Der Protagonist ist ein später Boomer. Max Grund kommt aus einer Generation, in der die Aufstiegsverheißung kein leeres Gewäsch war. Aus einer relativ bildungsfernen Arbeiterfamilie stammend, schafft er den sozialen Durchmarsch in höhere Sphären, ist fleißig und karrierebewußt, heiratet und zieht drei Kinder mit groß, die nun bereits eigene Wege gehen. Politisch ist Grund zwar nicht desinteressiert, liest die zwei Tageszeitungen – wegen der Ausgewogenheit eine eher konservative und eine eher sozialdemokratische –, aber vor allem, um mitreden zu können.
Gedankenlos vertraut er lange Zeit der „Tagesschau“ und glaubt auch, daß im Zweifelsfall bei der Wahl, die der staatsbewußte Bürger als Pflicht annimmt, ein Kreuz bei CDU oder FDP am wenigsten Schaden anrichtet. Max Grund liebt Ordnung und noch mehr Statistiken, und über die konzentrierte IT-Arbeit an seinem Laptop nimmt er zwar gewisse politische Merkwürdigkeiten wahr, die ihm gesellschaftlich als „common sense“ verkauft werden, ihm jedoch nicht logisch erscheinen. Er muckt aber nicht groß auf.
Doch irgendwann kommt er nicht mehr mit. Jede Diskussion, die für ihn „elementar für die demokratische Willensbildung“ ist, scheint sich plötzlich weit von jener fest geglaubten Gemeinschaftskunde-Weisheit zu entfernen, der seine innere Stimme folgen möchte. „Die fehlende Fähigkeit, ja der fehlende Wille zu einem konstruktiven, wohlwollenden Duell der Argumente sind ein enormes Problem“, stellt er fest.
Da helfen weder Schmidt noch Scholl-Latour
Es gibt plötzlich nur noch richtig oder falsch, in den Medien besonders penetrant, aber selbst im privaten und beruflichen Rahmen.

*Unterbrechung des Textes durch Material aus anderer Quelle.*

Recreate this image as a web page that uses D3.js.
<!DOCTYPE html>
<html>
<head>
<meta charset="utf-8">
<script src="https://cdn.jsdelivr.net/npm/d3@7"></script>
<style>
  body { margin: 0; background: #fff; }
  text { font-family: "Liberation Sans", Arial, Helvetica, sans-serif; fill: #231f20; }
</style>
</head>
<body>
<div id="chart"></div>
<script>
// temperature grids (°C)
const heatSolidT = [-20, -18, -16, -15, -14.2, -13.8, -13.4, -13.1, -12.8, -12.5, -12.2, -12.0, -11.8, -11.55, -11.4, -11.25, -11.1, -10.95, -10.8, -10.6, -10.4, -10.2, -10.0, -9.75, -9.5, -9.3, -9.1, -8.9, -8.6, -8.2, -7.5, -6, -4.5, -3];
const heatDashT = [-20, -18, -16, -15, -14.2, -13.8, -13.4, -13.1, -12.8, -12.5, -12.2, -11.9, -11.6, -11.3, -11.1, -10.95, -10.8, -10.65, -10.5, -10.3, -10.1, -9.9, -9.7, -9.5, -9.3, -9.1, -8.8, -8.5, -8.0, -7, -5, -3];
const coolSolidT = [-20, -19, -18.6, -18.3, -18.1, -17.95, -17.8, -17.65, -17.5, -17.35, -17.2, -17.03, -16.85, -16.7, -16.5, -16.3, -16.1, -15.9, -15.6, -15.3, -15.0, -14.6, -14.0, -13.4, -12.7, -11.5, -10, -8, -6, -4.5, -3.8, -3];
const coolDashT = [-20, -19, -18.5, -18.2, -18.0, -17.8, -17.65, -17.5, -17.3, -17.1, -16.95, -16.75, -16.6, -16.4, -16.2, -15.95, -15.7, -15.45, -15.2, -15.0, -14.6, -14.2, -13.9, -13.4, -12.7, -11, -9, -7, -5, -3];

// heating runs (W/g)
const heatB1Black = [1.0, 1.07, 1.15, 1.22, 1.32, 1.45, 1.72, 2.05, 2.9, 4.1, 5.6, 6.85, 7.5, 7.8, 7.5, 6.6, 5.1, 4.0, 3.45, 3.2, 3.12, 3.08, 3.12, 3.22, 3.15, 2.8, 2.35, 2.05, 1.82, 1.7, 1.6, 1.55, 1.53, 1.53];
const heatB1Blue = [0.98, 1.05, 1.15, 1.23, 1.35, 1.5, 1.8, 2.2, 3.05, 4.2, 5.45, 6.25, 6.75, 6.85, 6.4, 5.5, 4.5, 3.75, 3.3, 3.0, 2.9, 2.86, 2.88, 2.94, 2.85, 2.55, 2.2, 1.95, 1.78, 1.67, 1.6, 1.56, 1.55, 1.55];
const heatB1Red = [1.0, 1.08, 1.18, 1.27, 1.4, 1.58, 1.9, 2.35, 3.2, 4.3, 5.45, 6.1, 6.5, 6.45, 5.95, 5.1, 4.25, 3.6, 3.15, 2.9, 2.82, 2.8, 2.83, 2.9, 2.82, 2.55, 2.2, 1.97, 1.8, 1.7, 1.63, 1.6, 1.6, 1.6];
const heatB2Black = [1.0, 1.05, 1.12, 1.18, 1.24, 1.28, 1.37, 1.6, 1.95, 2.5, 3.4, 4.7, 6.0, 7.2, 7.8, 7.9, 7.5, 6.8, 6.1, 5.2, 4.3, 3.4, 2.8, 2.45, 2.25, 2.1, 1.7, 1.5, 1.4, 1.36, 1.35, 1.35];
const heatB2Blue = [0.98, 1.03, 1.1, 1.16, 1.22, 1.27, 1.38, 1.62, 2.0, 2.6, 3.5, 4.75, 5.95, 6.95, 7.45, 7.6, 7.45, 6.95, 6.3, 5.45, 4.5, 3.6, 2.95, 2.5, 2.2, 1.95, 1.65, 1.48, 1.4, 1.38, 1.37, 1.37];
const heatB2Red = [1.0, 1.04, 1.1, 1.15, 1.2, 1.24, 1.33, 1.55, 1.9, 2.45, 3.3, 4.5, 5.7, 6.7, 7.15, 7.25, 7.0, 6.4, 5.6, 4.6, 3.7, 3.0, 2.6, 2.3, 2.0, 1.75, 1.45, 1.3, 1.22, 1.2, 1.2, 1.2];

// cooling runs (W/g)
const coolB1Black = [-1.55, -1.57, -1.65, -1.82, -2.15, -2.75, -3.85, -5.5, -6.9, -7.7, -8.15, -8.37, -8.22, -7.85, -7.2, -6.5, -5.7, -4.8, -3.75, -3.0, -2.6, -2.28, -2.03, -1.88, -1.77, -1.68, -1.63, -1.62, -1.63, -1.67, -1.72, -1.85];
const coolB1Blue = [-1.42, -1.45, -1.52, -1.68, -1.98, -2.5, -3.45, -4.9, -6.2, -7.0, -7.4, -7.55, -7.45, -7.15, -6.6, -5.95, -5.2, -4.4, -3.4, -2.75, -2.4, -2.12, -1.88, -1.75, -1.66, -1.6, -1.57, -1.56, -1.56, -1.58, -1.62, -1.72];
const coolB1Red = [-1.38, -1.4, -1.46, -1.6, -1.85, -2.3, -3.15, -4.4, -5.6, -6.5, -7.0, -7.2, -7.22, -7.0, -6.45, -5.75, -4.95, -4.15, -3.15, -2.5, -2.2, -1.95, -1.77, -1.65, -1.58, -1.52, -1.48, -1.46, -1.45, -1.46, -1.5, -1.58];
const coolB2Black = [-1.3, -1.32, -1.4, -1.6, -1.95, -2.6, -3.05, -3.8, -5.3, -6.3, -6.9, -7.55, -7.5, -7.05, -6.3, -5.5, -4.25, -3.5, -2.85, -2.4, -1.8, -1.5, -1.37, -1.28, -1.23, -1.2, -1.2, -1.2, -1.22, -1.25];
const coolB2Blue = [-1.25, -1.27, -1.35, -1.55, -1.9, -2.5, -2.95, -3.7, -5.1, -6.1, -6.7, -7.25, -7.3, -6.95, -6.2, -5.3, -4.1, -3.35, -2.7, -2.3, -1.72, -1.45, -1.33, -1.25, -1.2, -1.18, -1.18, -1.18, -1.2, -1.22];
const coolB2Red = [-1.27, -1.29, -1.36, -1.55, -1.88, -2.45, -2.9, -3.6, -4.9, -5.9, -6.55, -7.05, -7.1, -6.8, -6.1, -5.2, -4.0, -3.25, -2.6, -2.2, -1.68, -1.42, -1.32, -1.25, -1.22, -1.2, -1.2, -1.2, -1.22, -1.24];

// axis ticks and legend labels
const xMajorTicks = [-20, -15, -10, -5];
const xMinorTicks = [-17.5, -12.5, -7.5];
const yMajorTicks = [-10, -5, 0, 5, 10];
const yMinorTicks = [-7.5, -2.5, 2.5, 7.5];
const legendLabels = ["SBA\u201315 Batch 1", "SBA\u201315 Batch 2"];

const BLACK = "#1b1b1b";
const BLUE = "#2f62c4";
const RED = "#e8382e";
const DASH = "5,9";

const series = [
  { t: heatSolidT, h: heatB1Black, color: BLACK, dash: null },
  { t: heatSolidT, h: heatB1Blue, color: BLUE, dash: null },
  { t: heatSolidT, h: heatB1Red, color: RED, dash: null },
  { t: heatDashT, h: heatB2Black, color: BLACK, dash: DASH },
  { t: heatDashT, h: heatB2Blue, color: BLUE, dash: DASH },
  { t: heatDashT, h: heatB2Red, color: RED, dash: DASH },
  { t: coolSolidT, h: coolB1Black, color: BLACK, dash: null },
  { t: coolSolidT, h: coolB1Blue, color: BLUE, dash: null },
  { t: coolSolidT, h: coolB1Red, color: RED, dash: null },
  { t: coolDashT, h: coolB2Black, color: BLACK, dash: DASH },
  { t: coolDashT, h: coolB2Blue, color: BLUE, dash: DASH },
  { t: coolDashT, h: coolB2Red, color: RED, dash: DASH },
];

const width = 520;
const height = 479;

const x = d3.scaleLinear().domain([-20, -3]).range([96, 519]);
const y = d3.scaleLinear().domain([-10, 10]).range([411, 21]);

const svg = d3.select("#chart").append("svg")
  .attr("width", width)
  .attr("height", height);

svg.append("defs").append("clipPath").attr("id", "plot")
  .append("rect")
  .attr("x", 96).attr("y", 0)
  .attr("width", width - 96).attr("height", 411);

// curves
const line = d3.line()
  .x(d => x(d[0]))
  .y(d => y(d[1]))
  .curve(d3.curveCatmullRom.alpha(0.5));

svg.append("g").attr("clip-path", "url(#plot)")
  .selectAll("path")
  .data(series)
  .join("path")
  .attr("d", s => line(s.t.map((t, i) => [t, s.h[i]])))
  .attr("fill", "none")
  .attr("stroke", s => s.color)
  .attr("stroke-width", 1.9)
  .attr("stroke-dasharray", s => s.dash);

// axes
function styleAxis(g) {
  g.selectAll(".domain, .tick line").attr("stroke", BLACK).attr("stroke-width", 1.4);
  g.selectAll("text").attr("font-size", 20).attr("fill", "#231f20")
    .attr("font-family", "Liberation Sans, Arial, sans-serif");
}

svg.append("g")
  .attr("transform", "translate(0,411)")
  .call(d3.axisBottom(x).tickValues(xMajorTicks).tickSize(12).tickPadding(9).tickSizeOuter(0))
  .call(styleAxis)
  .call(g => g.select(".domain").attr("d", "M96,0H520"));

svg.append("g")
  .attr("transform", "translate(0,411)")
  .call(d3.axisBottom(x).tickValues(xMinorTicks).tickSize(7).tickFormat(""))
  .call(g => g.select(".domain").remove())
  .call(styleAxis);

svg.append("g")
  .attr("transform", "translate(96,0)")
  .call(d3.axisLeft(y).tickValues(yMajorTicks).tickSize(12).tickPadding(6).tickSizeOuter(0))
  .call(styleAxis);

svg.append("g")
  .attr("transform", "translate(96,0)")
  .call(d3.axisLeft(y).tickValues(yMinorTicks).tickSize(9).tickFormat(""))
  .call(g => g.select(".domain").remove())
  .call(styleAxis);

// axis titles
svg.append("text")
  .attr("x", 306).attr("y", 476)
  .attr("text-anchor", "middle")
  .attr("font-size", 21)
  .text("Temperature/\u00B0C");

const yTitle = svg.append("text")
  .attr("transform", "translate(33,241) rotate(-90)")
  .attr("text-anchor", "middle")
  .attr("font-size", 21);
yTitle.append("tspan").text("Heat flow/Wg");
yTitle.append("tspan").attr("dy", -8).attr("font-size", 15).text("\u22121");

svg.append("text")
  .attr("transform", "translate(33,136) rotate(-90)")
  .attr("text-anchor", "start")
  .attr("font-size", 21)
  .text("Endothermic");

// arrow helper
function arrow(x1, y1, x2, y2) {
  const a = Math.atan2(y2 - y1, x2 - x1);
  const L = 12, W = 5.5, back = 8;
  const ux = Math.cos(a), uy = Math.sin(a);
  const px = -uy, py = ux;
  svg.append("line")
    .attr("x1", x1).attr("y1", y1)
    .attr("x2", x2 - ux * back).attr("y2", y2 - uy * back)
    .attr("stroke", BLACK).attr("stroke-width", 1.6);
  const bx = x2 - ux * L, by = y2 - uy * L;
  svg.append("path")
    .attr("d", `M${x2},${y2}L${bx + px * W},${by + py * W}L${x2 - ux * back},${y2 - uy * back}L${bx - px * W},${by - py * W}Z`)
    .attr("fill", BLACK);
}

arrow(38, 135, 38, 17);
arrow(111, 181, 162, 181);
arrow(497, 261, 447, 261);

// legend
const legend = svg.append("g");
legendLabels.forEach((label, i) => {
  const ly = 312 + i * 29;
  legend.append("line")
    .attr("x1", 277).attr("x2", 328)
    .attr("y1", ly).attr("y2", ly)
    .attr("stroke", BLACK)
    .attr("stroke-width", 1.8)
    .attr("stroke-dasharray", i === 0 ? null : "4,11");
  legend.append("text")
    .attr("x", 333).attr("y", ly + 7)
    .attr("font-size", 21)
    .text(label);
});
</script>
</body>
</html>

Und das ist schlecht für Grund, weil seine Antworten manchmal „vor politischer Unkorrektheit nur so strotzen“.
Über das „Diktat des Guten“, für das sich „der Westen“ weltweit aufspielt, über undemokratische Strukturen innerhalb der EU, über die offenkundige Verlogenheit in der Klimapolitik, wenn der „riesige CO2-Rucksack aus der Batterieherstellung ‘elegant’ nach China ausgelagert wird“, um hierzulande mit moralisch gutem Gewissen mit Elektro-SUV über die Straßen zu cruisen. Auch die mangelnde Fairneß gegenüber der AfD, die er zwar nicht mag, aber keinesfalls für faschistisch hält, behagt ihm nicht und steigert seinen Frust. Da helfen selbst seine Leitbilder aus früheren Tagen wie Helmut Schmidt oder Peter Scholl-Latour nicht mehr. Sie sind lange tot und taugen kaum noch als argumentative Kronzeugen.
Er begehrt dagegen auf, aber sein Bekenntnismut bringt ihn immer mehr in Bedrängnis. Eine mißverstandene Äußerung in den sozialen Medien gefährdet seine berufliche Reputation, die Situation spitzt sich zu, bis ihm irgendwann jemand einen Dienstausweis entgegenhält.